WHAT YOU SHOULD DO —
Below are the records. List every line holding the word "draws".

INFORMATION PROVIDED —
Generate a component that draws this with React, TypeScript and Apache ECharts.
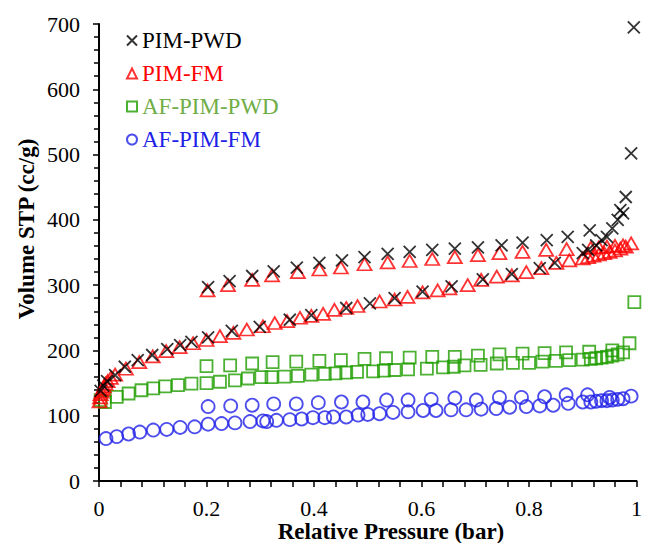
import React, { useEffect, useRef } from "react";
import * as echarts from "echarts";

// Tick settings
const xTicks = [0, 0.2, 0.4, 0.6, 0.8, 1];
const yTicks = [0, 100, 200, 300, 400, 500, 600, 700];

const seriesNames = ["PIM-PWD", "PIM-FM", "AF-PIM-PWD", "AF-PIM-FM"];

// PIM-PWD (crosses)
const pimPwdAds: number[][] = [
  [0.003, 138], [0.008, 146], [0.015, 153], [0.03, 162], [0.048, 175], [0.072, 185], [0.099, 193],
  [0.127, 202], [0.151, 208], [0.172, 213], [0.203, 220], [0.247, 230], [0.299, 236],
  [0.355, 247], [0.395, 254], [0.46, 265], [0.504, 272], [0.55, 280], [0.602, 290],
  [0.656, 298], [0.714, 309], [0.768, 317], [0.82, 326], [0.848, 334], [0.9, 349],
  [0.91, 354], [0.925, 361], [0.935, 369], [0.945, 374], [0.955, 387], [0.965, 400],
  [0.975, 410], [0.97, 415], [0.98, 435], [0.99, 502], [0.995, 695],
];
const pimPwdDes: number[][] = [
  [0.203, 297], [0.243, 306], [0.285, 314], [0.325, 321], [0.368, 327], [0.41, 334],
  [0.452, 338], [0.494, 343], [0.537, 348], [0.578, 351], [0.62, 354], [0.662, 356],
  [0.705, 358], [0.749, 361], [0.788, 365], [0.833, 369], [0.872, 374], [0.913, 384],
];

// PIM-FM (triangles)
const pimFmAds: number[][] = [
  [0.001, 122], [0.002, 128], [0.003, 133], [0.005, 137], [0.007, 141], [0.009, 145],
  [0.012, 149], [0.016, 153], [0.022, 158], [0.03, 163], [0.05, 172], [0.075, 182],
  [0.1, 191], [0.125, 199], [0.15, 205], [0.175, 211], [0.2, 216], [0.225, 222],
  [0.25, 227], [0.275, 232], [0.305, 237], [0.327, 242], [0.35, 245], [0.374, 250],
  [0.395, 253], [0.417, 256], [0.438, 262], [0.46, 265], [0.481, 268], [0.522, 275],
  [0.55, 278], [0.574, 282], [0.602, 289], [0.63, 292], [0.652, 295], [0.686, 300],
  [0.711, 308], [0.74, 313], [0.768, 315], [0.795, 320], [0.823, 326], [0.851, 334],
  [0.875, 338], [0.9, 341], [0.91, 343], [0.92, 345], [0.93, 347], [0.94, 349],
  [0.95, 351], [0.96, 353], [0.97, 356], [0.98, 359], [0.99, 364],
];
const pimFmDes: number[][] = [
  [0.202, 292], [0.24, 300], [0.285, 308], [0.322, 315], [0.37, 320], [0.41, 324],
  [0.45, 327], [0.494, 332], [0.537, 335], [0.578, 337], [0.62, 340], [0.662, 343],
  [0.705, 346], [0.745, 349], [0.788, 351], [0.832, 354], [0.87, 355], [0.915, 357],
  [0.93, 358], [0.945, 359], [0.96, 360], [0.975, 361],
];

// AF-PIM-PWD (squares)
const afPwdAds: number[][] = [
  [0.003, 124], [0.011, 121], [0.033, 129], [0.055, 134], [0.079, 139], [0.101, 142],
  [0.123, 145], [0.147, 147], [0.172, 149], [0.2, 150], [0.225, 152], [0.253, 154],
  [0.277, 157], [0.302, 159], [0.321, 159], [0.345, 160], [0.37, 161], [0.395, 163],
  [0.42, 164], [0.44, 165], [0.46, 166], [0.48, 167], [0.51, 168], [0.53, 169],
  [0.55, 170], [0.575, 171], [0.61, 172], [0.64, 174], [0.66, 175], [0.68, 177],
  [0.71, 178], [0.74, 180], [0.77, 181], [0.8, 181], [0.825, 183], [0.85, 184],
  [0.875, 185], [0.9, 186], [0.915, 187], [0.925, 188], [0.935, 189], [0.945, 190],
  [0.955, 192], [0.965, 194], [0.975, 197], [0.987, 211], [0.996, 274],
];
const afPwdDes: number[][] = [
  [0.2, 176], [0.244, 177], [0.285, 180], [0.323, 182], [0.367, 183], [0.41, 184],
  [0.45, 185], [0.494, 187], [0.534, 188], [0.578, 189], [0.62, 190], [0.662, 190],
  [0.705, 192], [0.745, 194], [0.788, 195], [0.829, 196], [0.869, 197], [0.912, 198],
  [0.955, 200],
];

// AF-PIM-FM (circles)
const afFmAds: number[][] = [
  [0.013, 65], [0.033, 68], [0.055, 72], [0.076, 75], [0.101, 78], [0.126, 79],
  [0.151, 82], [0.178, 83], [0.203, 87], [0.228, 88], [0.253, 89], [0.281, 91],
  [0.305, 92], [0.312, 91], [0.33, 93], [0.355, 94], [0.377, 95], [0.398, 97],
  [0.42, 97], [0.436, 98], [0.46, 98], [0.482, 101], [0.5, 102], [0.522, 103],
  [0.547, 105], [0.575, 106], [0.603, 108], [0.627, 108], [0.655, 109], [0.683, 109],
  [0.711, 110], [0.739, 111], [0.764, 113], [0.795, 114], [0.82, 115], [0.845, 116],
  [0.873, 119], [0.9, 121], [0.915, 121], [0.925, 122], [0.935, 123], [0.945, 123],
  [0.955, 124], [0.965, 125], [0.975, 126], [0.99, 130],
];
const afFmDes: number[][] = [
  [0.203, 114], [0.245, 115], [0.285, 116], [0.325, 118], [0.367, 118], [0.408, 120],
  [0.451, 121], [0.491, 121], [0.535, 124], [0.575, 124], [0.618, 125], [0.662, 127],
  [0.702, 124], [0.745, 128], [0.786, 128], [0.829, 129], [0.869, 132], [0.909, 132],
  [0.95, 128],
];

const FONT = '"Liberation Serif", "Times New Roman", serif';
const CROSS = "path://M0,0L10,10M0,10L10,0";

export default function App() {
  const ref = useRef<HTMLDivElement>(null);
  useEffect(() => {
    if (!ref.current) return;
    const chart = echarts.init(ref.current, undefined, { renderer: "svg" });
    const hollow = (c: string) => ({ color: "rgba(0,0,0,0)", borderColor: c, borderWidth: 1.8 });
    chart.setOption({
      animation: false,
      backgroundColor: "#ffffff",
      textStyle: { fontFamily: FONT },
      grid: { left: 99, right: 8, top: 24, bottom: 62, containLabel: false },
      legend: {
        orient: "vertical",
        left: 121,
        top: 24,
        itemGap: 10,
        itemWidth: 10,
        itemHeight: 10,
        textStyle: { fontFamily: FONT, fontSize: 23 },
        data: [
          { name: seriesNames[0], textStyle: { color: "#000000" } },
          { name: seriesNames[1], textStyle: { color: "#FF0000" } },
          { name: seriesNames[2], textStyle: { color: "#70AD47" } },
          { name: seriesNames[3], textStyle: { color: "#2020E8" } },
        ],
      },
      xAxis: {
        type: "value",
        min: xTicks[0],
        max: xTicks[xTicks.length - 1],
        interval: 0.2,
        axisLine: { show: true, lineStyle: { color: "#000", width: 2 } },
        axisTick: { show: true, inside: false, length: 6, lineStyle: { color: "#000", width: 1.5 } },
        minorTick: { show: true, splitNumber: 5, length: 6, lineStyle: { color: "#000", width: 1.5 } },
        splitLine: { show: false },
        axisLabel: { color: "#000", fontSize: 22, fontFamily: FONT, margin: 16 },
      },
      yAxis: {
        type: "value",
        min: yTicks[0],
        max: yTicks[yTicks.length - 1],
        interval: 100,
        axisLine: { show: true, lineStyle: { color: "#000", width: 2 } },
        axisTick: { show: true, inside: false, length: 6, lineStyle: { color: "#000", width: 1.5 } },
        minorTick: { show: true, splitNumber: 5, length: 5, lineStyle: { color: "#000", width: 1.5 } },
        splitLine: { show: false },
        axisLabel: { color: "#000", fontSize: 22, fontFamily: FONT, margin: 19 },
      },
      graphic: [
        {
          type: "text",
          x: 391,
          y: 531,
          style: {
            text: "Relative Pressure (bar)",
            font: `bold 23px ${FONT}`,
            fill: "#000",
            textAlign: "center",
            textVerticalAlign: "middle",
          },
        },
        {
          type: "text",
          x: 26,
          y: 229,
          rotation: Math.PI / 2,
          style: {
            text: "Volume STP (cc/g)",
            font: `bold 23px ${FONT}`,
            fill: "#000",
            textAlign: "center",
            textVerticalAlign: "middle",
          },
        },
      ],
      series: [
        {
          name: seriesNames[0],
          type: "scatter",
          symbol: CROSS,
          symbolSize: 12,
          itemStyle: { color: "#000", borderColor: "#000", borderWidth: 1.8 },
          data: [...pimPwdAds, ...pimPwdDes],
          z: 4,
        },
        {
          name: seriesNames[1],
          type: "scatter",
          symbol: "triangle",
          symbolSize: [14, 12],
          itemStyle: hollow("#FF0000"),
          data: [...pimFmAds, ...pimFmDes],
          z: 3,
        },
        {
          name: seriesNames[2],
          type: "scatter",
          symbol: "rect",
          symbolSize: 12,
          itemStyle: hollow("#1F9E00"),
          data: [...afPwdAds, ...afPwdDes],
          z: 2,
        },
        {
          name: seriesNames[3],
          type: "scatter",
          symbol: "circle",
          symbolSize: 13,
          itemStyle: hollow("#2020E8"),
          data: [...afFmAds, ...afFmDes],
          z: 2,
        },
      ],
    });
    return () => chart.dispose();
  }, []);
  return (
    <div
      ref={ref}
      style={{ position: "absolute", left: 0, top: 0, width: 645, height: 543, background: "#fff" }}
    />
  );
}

...

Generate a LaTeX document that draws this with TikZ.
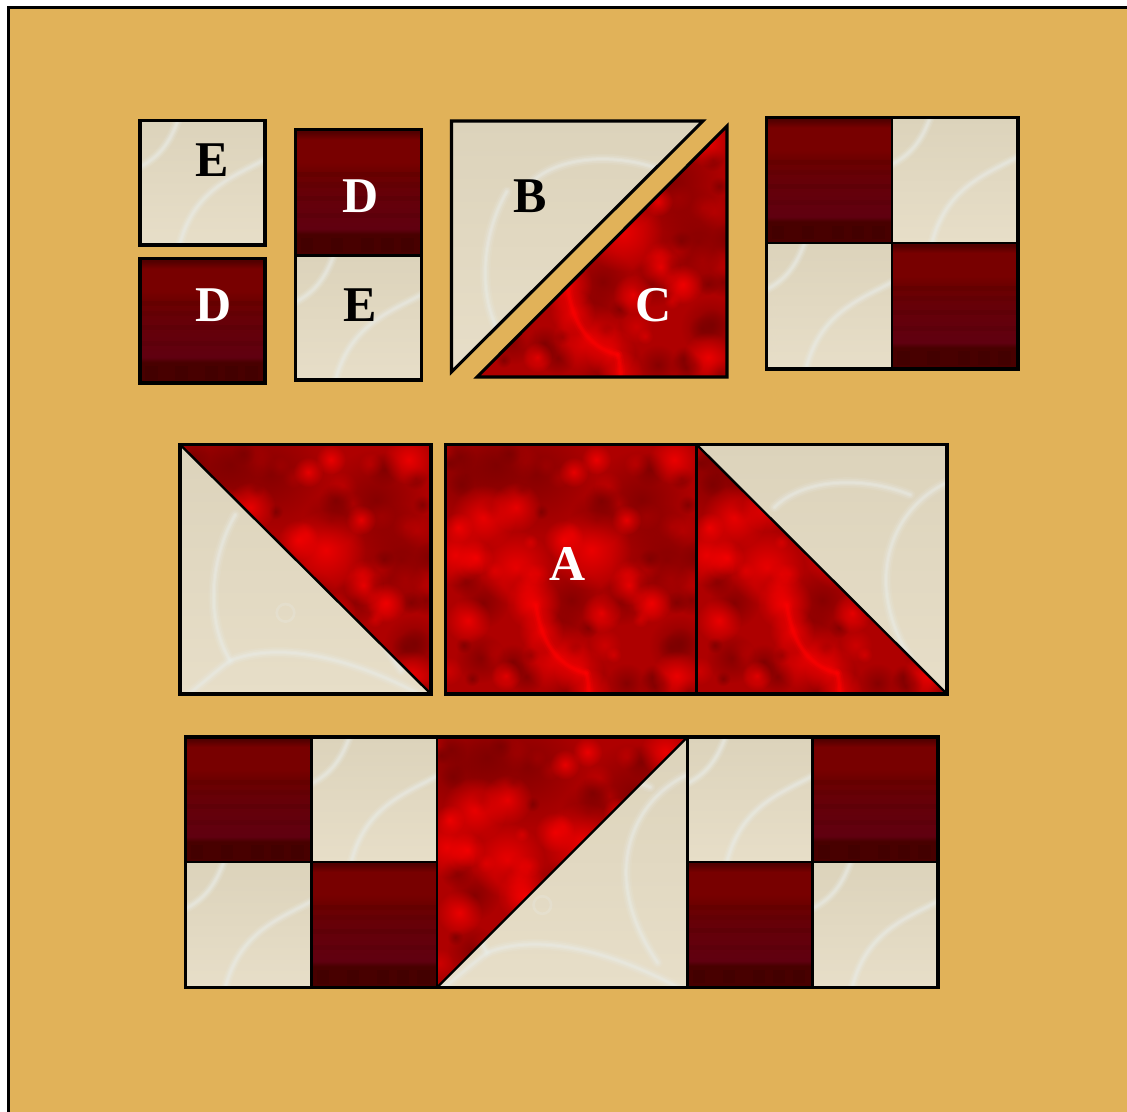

...

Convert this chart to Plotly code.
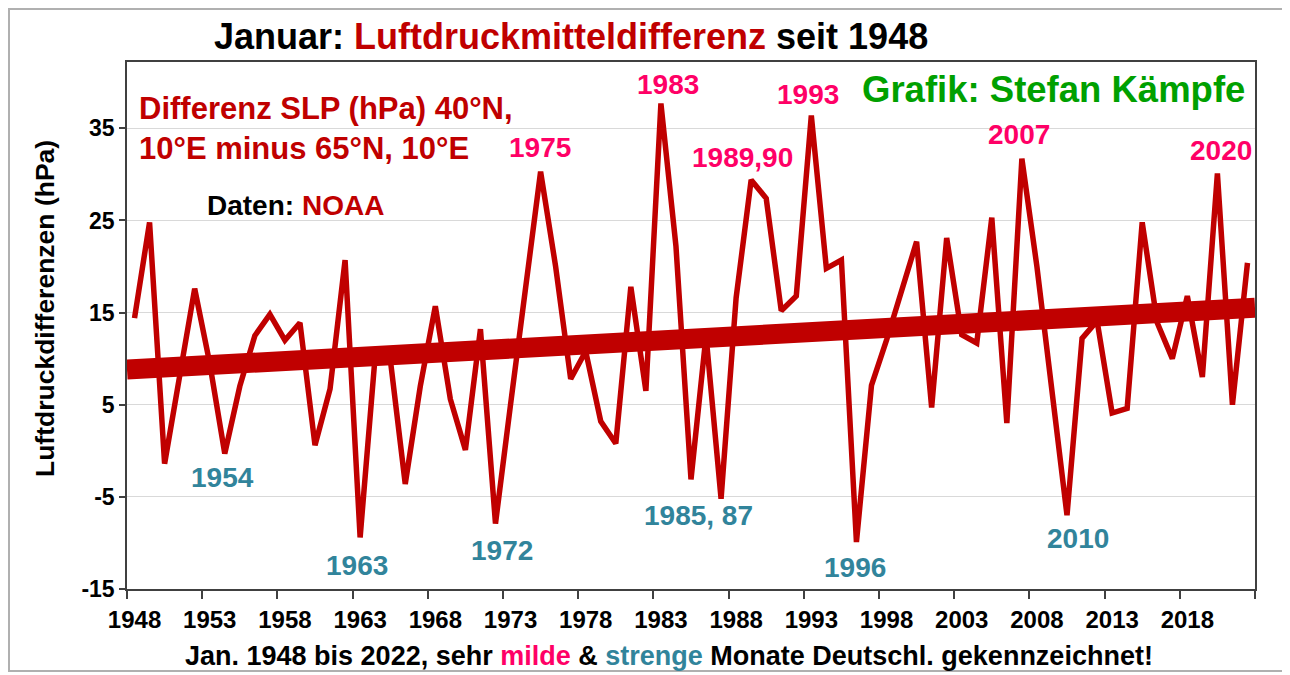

WRITTEN ANSWER —
Generate a component that draws this with React, TypeScript and Apache ECharts.
Generate a LaTeX document that draws this with TikZ.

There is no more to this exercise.